Data Analytics for People Who Hate Vague Questions
"Can you look into why sales are down?"
That is a complete sentence. It is not a complete question. It has no time period, no geography, no definition of "down" relative to what baseline, no clarity on whether we mean units or revenue, no indication of whether the stakeholder suspects a cause or is genuinely open-minded.
And it is approximately the question I received at the start of 40% of the analyses I've run.
Analytics starts with translating vague business anxiety into a question specific enough to answer. That translation is often harder than the analysis itself.
Decompose before you query
When I get a vague question, I resist opening a SQL editor for at least 15 minutes. Instead, I write out the decomposition on paper:
Original: "Why are sales down?"
Decomposed:
- Down vs. what? (Prior month? Prior year same period? Budget?)
- Which products/categories/regions?
- Revenue or units or both?
- Is it a volume problem (fewer transactions) or a value problem (lower average order size)?
- When did it start? Gradual decline or sudden drop?
Each of these sub-questions has a different answer — and sometimes a different root cause. Answering the wrong version of the question wastes everyone's time.
Structure your analysis around hypotheses
Good analytics isn't just "let me look at the data and see what I find." That produces unfocused exploration that's hard to act on.
I structure almost every analysis around explicit hypotheses, listed before looking at data:
Question: Why did website traffic drop 22% in September?
Hypotheses:
- Algorithm change penalized our content (SEO issue)
- Paid search budget was cut or performance degraded
- A competitor launched and absorbed our traffic
- Technical issue reduced crawlability or load speed
- Seasonal pattern — September is historically lower
I then rank these by prior probability (which is most likely given what we know?) and testability (what data can confirm or rule this out quickly?). I test the most likely, most testable hypothesis first.
This approach means I can often deliver a "here's what it's not" conclusion quickly, which is almost as useful as "here's what it is."
Distinguish correlation from causation in conversation, not just in methodology
Every analytics practitioner knows that correlation doesn't imply causation. The harder skill is communicating this to stakeholders without making them feel like their question was wrong.
When I find a strong correlation, I present it like this:
"We see a strong relationship between email open rate and same-week purchase rate (r = 0.73). This could mean emails drive purchases, or that customers who are already inclined to buy are also more likely to open emails, or both. To determine causation, we'd need an A/B test where we randomly suppress emails for a control group. Would that be worth setting up?"
That framing does three things: it gives them the finding, it's honest about what it means, and it proposes a path to the stronger answer without making the current finding useless.
Build exploratory and confirmatory analyses separately
Exploratory analysis is for you. You're looking for patterns, anomalies, hypotheses. It's rough, iterative, and shouldn't be shown to stakeholders directly.
Confirmatory analysis is for them. You have a specific question, you run the test, you report the result. This is clean, reproducible, and explicitly tests a pre-stated hypothesis.

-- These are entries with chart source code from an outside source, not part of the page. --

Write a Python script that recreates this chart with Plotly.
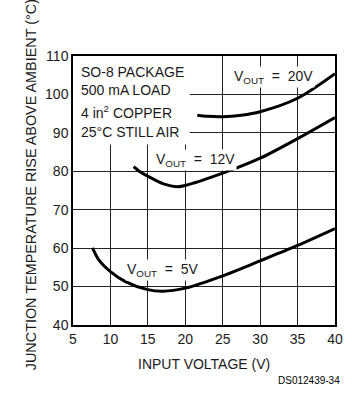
import plotly.graph_objects as go

# Data
v5_x = [7.6, 8.5, 10, 12, 15, 17, 20, 25, 30, 35, 40]
v5_y = [60.1, 56.8, 53.9, 51.3, 49.2, 48.8, 49.6, 52.8, 56.7, 60.7, 65.1]

v12_x = [13.1, 14, 15, 17, 19, 20, 25, 30, 35, 40]
v12_y = [81.2, 79.8, 78.7, 76.8, 76.0, 76.3, 79.5, 83.4, 88.5, 94.0]

v20_x = [21.6, 23, 25, 27.5, 30, 35, 40]
v20_y = [94.6, 94.3, 94.2, 94.6, 95.5, 99.0, 105.4]

x_ticks = [5, 10, 15, 20, 25, 30, 35, 40]
y_ticks = [40, 50, 60, 70, 80, 90, 100, 110]

box_lines = ["SO-8 PACKAGE", "500 mA LOAD", "4 in<sup>2</sup> COPPER", "25°C STILL AIR"]
box_y = [105.9, 101.1, 95.4, 90.3]

FONT = "Liberation Sans"
TXT = "#1a1a1a"

fig = go.Figure()
for xs, ys in [(v5_x, v5_y), (v12_x, v12_y), (v20_x, v20_y)]:
    fig.add_trace(go.Scatter(x=xs, y=ys, mode="lines",
                             line=dict(color="black", width=3, shape="spline", smoothing=0.8),
                             showlegend=False, hoverinfo="skip"))

fig.add_shape(type="rect", x0=5, x1=20.6, y0=87, y1=110, xref="x", yref="y",
              fillcolor="white", line=dict(width=0), layer="between")

ann = []
for t, yv in zip(box_lines, box_y):
    ann.append(dict(x=5.85, y=yv, xref="x", yref="y", text=t, showarrow=False,
                    xanchor="left", yanchor="middle", font=dict(family=FONT, size=14, color=TXT)))

nb = "\u00a0"
labels = [("V<sub>OUT</sub>" + nb*2 + "=" + nb*2 + "20V", 31.8, 104.6),
          ("V<sub>OUT</sub>" + nb*2 + "=" + nb*2 + "12V", 21.4, 82.9),
          ("V<sub>OUT</sub>" + nb*2 + "=" + nb*2 + "5V", 17.0, 54.4)]
for t, xv, yv in labels:
    ann.append(dict(x=xv, y=yv, xref="x", yref="y", text=t, showarrow=False,
                    xanchor="center", yanchor="middle", bgcolor="white", borderpad=1,
                    font=dict(family=FONT, size=14, color=TXT)))

ann.append(dict(x=208, y=374, text="INPUT VOLTAGE (V)", showarrow=False,
                font=dict(family=FONT, size=14, color=TXT)))
ann.append(dict(x=20, y=185, text="JUNCTION TEMPERATURE RISE ABOVE AMBIENT (°C)", showarrow=False,
                textangle=-90, font=dict(family=FONT, size=14.4, color=TXT)))
ann.append(dict(x=350, y=388, text="DS012439-34", showarrow=False, xanchor="right",
                font=dict(family="Liberation Sans", size=10, color="black")))

# convert pixel-positioned annotations to paper coordinates
W, H = 352, 394
ml, mr, mt, mb = 73.3, 9, 55.7, 68.7
pw, ph = W - ml - mr, H - mt - mb
for a in ann[-3:]:
    a["xref"] = "paper"; a["yref"] = "paper"
    a["x"] = (a["x"] - ml) / pw
    a["y"] = 1 - (a["y"] - mt) / ph

fig.update_layout(
    width=W, height=H,
    margin=dict(l=ml, r=mr, t=mt, b=mb, pad=0),
    paper_bgcolor="white", plot_bgcolor="white",
    annotations=ann,
    xaxis=dict(range=[5, 40], tickvals=x_ticks, ticktext=[str(v) for v in x_ticks],
               showgrid=True, gridcolor="#222", gridwidth=1.3,
               showline=True, linecolor="black", linewidth=1.5, mirror=True,
               ticks="", ticklen=0, zeroline=False,
               tickfont=dict(family=FONT, size=14, color=TXT)),
    yaxis=dict(range=[40, 110], tickvals=y_ticks, ticktext=[str(v) for v in y_ticks],
               showgrid=True, gridcolor="#222", gridwidth=1.3,
               showline=True, linecolor="black", linewidth=1.5, mirror=True,
               ticks="", ticklen=0, zeroline=False,
               tickfont=dict(family=FONT, size=14, color=TXT)),
)
fig.write_html("out.html", config={"displayModeBar": False},
               post_script="document.body.style.margin='0';document.body.style.overflow='hidden';")
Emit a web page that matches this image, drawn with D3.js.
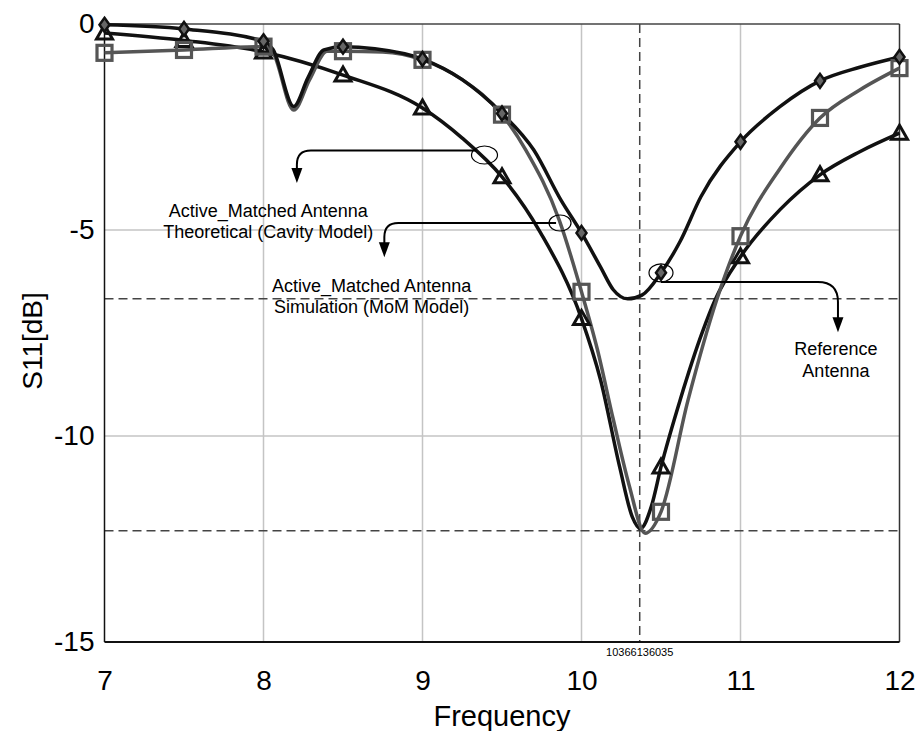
<!DOCTYPE html>
<html>
<head>
<meta charset="utf-8">
<script src="https://cdn.jsdelivr.net/npm/d3@7/dist/d3.min.js"></script>
<style>
  html, body { margin: 0; padding: 0; background: #fff; }
  svg text { font-family: "Liberation Sans", Arial, sans-serif; }
</style>
</head>
<body>
<svg id="chart" width="916" height="731"></svg>
<script>
// ---------------- data ----------------
const xTicks = [7, 8, 9, 10, 11, 12];
const yTicks = [0, -5, -10, -15];
const xGrid = [8, 9, 10, 11];
const yGrid = [-5, -10];
const markerFreqs = [7, 7.5, 8, 8.5, 9, 9.5, 10, 10.5, 11, 11.5, 12];

// Reference Antenna (black, diamonds)
const refFreq = [7, 7.5, 8, 8.06, 8.19, 8.28, 8.38, 8.5, 8.7, 9, 9.25, 9.5, 9.7, 9.87, 10, 10.12, 10.2, 10.29, 10.38, 10.5, 10.62, 10.75, 11, 11.25, 11.5, 11.75, 12];
const refS11 = [-0.02, -0.12, -0.42, -0.62, -2.0, -1.3, -0.63, -0.55, -0.6, -0.85, -1.35, -2.17, -3.06, -4.27, -5.07, -5.9, -6.45, -6.67, -6.58, -6.04, -5.28, -4.2, -2.86, -2.0, -1.38, -1.05, -0.8];

// Active_Matched Antenna Simulation (MoM Model) (gray, squares)
const simFreq = [7, 7.5, 8, 8.06, 8.19, 8.29, 8.4, 8.5, 8.75, 9, 9.25, 9.5, 9.65, 9.86, 10, 10.1, 10.2, 10.3, 10.4, 10.5, 10.67, 10.85, 11, 11.25, 11.5, 11.75, 12];
const simS11 = [-0.7, -0.63, -0.55, -0.7, -2.09, -1.35, -0.66, -0.66, -0.68, -0.87, -1.35, -2.2, -3.06, -4.76, -6.5, -7.9, -9.6, -11.2, -12.36, -11.84, -9.13, -6.7, -5.15, -3.5, -2.28, -1.6, -1.07];

// Active_Matched Antenna Theoretical (Cavity Model) (black, triangles)
const thFreq = [7, 7.5, 8, 8.5, 9, 9.25, 9.5, 9.74, 10, 10.12, 10.24, 10.32, 10.37, 10.44, 10.5, 10.62, 10.76, 10.84, 11, 11.25, 11.5, 11.75, 12];
const thS11 = [-0.22, -0.4, -0.68, -1.24, -2.04, -2.77, -3.71, -5.05, -7.15, -8.64, -10.75, -11.97, -12.25, -11.7, -10.75, -9.13, -7.48, -6.7, -5.65, -4.5, -3.66, -3.1, -2.65];

// marker lines
const resonanceFreq = 10.366136035;
const refLevels = [-6.67, -12.3];

// annotation texts
const ann1Text = ["Active_Matched Antenna", "Theoretical (Cavity Model)"];
const ann2Text = ["Active_Matched Antenna", "Simulation (MoM Model)"];
const ann3Text = ["Reference", "Antenna"];

// ---------------- drawing ----------------
const svg = d3.select("#chart");
const L = 104.5, R = 899.5, T = 24, B = 642;
const x = d3.scaleLinear().domain([7, 12]).range([L, R]);
const y = d3.scaleLinear().domain([-15, 0]).range([B, T]);

// grid
svg.append("g").selectAll("line").data(xGrid).join("line")
  .attr("x1", d => x(d)).attr("x2", d => x(d)).attr("y1", T).attr("y2", B)
  .attr("stroke", "#c4c4c4").attr("stroke-width", 1.5);
svg.append("g").selectAll("line").data(yGrid).join("line")
  .attr("y1", d => y(d)).attr("y2", d => y(d)).attr("x1", L).attr("x2", R)
  .attr("stroke", "#c4c4c4").attr("stroke-width", 1.5);

// dashed reference lines
svg.append("g").selectAll("line").data(refLevels).join("line")
  .attr("y1", d => y(d)).attr("y2", d => y(d)).attr("x1", L).attr("x2", R)
  .attr("stroke", "#444").attr("stroke-width", 1.5).attr("stroke-dasharray", "9,5");
svg.append("line")
  .attr("x1", x(resonanceFreq)).attr("x2", x(resonanceFreq)).attr("y1", T).attr("y2", B)
  .attr("stroke", "#444").attr("stroke-width", 1.5).attr("stroke-dasharray", "9,5");

// frame
svg.append("line").attr("x1", L).attr("x2", R).attr("y1", T).attr("y2", T).attr("stroke", "#444").attr("stroke-width", 1.5);
svg.append("line").attr("x1", R).attr("x2", R).attr("y1", T).attr("y2", B).attr("stroke", "#333").attr("stroke-width", 1.5);
svg.append("line").attr("x1", L).attr("x2", L).attr("y1", T).attr("y2", B).attr("stroke", "#111").attr("stroke-width", 1.5);
svg.append("line").attr("x1", L).attr("x2", R).attr("y1", B).attr("y2", B).attr("stroke", "#111").attr("stroke-width", 2);

// axes
const xAxis = svg.append("g").attr("transform", `translate(0,${B})`)
  .call(d3.axisBottom(x).tickValues(xTicks).tickSize(0).tickPadding(38).tickFormat(d => String(d)));
xAxis.select(".domain").remove();
xAxis.selectAll("text").attr("font-size", 28).attr("fill", "#000").attr("dy", "0.35em")
  .attr("font-family", "Liberation Sans, Arial, sans-serif");

const yAxis = svg.append("g").attr("transform", `translate(${L},0)`)
  .call(d3.axisLeft(y).tickValues(yTicks).tickSize(0).tickPadding(10).tickFormat(d => String(d)));
yAxis.select(".domain").remove();
yAxis.selectAll("text").attr("font-size", 28).attr("fill", "#000")
  .attr("font-family", "Liberation Sans, Arial, sans-serif");

// axis titles
svg.append("text").attr("x", (L + R) / 2).attr("y", 726).attr("text-anchor", "middle")
  .attr("font-size", 29).text("Frequency");
svg.append("text").attr("transform", `translate(42,${(T + B) / 2 + 8}) rotate(-90)`)
  .attr("text-anchor", "middle").attr("font-size", 28).text("S11[dB]");

// resonance label
svg.append("text").attr("x", x(resonanceFreq)).attr("y", 656).attr("text-anchor", "middle")
  .attr("font-size", 11).text("10366136035");

// lines
const line = d3.line().x(d => x(d[0])).y(d => y(d[1])).curve(d3.curveMonotoneX);
const zip = (a, b) => a.map((v, i) => [v, b[i]]);
const simData = zip(simFreq, simS11);
const refData = zip(refFreq, refS11);
const thData = zip(thFreq, thS11);

svg.append("path").datum(thData).attr("d", line).attr("fill", "none")
  .attr("stroke", "#111").attr("stroke-width", 3.5).attr("stroke-linejoin", "round");
svg.append("path").datum(simData).attr("d", line).attr("fill", "none")
  .attr("stroke", "#555").attr("stroke-width", 3.5).attr("stroke-linejoin", "round");
svg.append("path").datum(refData).attr("d", line).attr("fill", "none")
  .attr("stroke", "#111").attr("stroke-width", 3.5).attr("stroke-linejoin", "round");

const atMarkers = data => data.filter(d => markerFreqs.some(m => Math.abs(m - d[0]) < 1e-9));

// markers: triangles
svg.append("g").selectAll("path").data(atMarkers(thData)).join("path")
  .attr("transform", d => `translate(${x(d[0])},${y(d[1])})`)
  .attr("d", "M0,-8 L8,6 L-8,6 Z")
  .attr("fill", "none").attr("stroke", "#111").attr("stroke-width", 3).attr("stroke-linejoin", "miter");
// squares
svg.append("g").selectAll("rect").data(atMarkers(simData)).join("rect")
  .attr("x", d => x(d[0]) - 7.5).attr("y", d => y(d[1]) - 7.5).attr("width", 15).attr("height", 15)
  .attr("fill", "none").attr("stroke", "#555").attr("stroke-width", 3.2);
// diamonds
svg.append("g").selectAll("path").data(atMarkers(refData)).join("path")
  .attr("transform", d => `translate(${x(d[0])},${y(d[1])})`)
  .attr("d", "M0,-7 L5,0 L0,7 L-5,0 Z")
  .attr("fill", "#666").attr("stroke", "#111").attr("stroke-width", 2.5);

// annotations (anchored in data units)
function arrowHead(g, tx, ty) {
  g.append("path").attr("d", `M${tx},${ty} L${tx - 5.5},${ty - 15} L${tx + 5.5},${ty - 15} Z`).attr("fill", "#000");
}
function annotation(cfg) {
  const g = svg.append("g");
  g.append("ellipse").attr("cx", x(cfg.ef)).attr("cy", y(cfg.ev)).attr("rx", cfg.rx).attr("ry", cfg.ry)
    .attr("fill", "none").attr("stroke", "#000").attr("stroke-width", 1.2);
  const sx = x(cfg.sf), ly = y(cfg.lv), cx = x(cfg.cf), ty = y(cfg.tv), r = cfg.r;
  const dir = cx < sx ? 1 : -1;
  g.append("path")
    .attr("d", `M${sx},${ly} H${cx + dir * r} Q${cx},${ly} ${cx},${ly + r} V${ty - 12}`)
    .attr("fill", "none").attr("stroke", "#000").attr("stroke-width", 2);
  arrowHead(g, cx, ty);
  cfg.text.forEach((t, i) => {
    g.append("text").attr("x", x(cfg.txf)).attr("y", y(cfg.tyv[i])).attr("text-anchor", "middle")
      .attr("dominant-baseline", "middle").attr("font-size", 18).text(t);
  });
}
annotation({ ef: 9.39, ev: -3.18, rx: 13, ry: 9, sf: 9.34, lv: -3.07, cf: 8.21, tv: -3.86, r: 14,
  text: ann1Text, txf: 8.03, tyv: [-4.58, -5.09] });
annotation({ ef: 9.865, ev: -4.83, rx: 11, ry: 8, sf: 9.84, lv: -4.83, cf: 8.76, tv: -5.66, r: 14,
  text: ann2Text, txf: 8.68, tyv: [-6.38, -6.89] });
annotation({ ef: 10.5, ev: -6.04, rx: 12, ry: 9, sf: 10.5, lv: -6.26, cf: 11.613, tv: -7.48, r: 20,
  text: ann3Text, txf: 11.6, tyv: [-7.91, -8.45] });
</script>
</body>
</html>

The mistake I see most often is presenting exploratory findings as if they're confirmatory. "I looked through the data and noticed that customers who buy Product A are twice as likely to churn" sounds like a finding. But if you found it by looking at 50 correlations and reporting the largest one, you've almost certainly found noise. Confirmation on a holdout set changes the answer completely.
The five metrics that actually matter
In my experience, most business questions eventually reduce to one of five core metrics:
| Question | Core Metric |
|---|---|
| Are we growing? | Revenue / Users over time |
| Are we retaining? | Cohort retention rate |
| Are we profitable? | Margin by segment |
| Are we efficient? | CAC, LTV, payback period |
| Are we performing vs. plan? | Actual vs. budget variance |
Most of the analytical complexity comes from getting clean, consistent definitions of these metrics — not from the analysis once you have them. I spend more time on metric definitions than most people expect, and less time than most people expect on the analysis itself.
Document your methodology, not just your findings
Every analysis I deliver includes a methodology note — even if it's just a paragraph:
"Analysis covers March 1–31, 2024. Revenue figures pulled from the DW_SALES table, excluding returns processed after April 15. Comparison period is March 2023, same exclusion criteria. Statistical significance tested using a two-sample t-test at p < 0.05."
This might seem pedantic. It isn't. Three months later, when a stakeholder asks why the Q1 board deck showed a different number, this note is the difference between a 5-minute explanation and a two-day investigation.
Methodology documentation is free insurance.
Vague questions are a feature, not a bug
I've made peace with vague questions. They mean the stakeholder trusts me enough to think out loud with them. The decomposition conversation, done well, is actually where a lot of the value gets created — before any data is touched.
The analyst who asks the best clarifying questions is usually the one who delivers the most useful analysis.